A Terrifying Experience at a Kosher Restaurant in Rome by Adina Ehrlich

A Terrifying Experience at a Kosher Restaurant in Rome by Adina Ehrlich
[My neighbor and dear friend, Adina Ehrlich, is on vacation in Italy with her husband and 5 kids. When I wrote to ask how her trip is going, she sent me the following surprising story]:
Italy is good B”H. But tonight we had such a terrible scare.
We were sitting in a kosher restaurant waiting for our meal to come out. It was packed with all sorts of Jews, mostly Europeans but also Americans and Israelis. I remember thinking that if I’d seen many of these other customers on the street, I wouldn’t have had any idea they were even Jewish, let alone kept kosher. It felt so beautiful, having Jewish people all together, as one.
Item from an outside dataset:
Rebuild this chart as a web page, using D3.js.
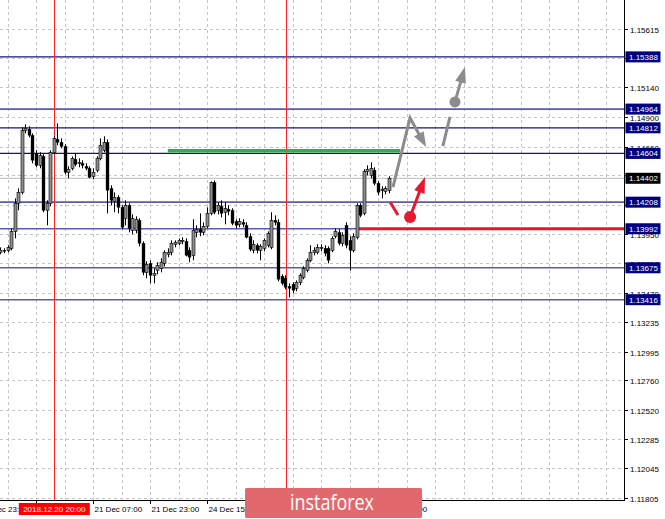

And then suddenly we heard screaming and loud banging. People started streaming into the restaurant from the street, plates were smashing, people were falling to the floor, hiding under tables to protect themselves. An elderly woman was so terrified, she fainted. Many people were crying, children and adults as well.
Before I knew it, I’d blacked out, and found myself under the table with my kids, just waiting for a terrorist with a gun or knife to come in and shoot or stab us. I was thinking, this can’t be real. In the calm of Rome. This isn’t possible, this can’t be happening to us. But I suppose that’s how every person in every life-threatening situation feels, this isn’t possible, this happens to other people, not to me.
My children were shouting Tehillim, begging Hashem that everybody should be alright.
And then someone shouted, “It’s not a terror attack!”
It turned out that a thief had snatched a lady’s purse on the street, and panic had ensued.
I felt so grateful to HKB’H that it had just been a thief, but it brought home the trauma of the reality of what we live with as Jews. We live with the knowledge that a terror attack can happen at any time, and we never know where it’s going to come from.
When we got back to our apartment, and we talked about what had happened, [My 12-year-old daughter] Hallel said “Mommy, I want to go home, I don’t feel safe here! I feel safe in israel. We’re supposed to be in Israel.”
[My 10-year-old] Tzvi asked me to bring him his tsitsis to sleep in and for me to say Shema with him. He asked me to put on songs about Hashem. It was a beautiful feeling, we felt so connected with and grateful to Hashem.
I was also struck by how we are such a positive, resilient nation, that after that scary experience we all, more or less, had just picked ourselves up and carried on right away. Jews are sadly used to trauma and going straight back to living right after.
Most of all, I feel grateful for this reality check. Which He orchestrated this so perfectly. A reminder that He is in charge. Thank You Hashem!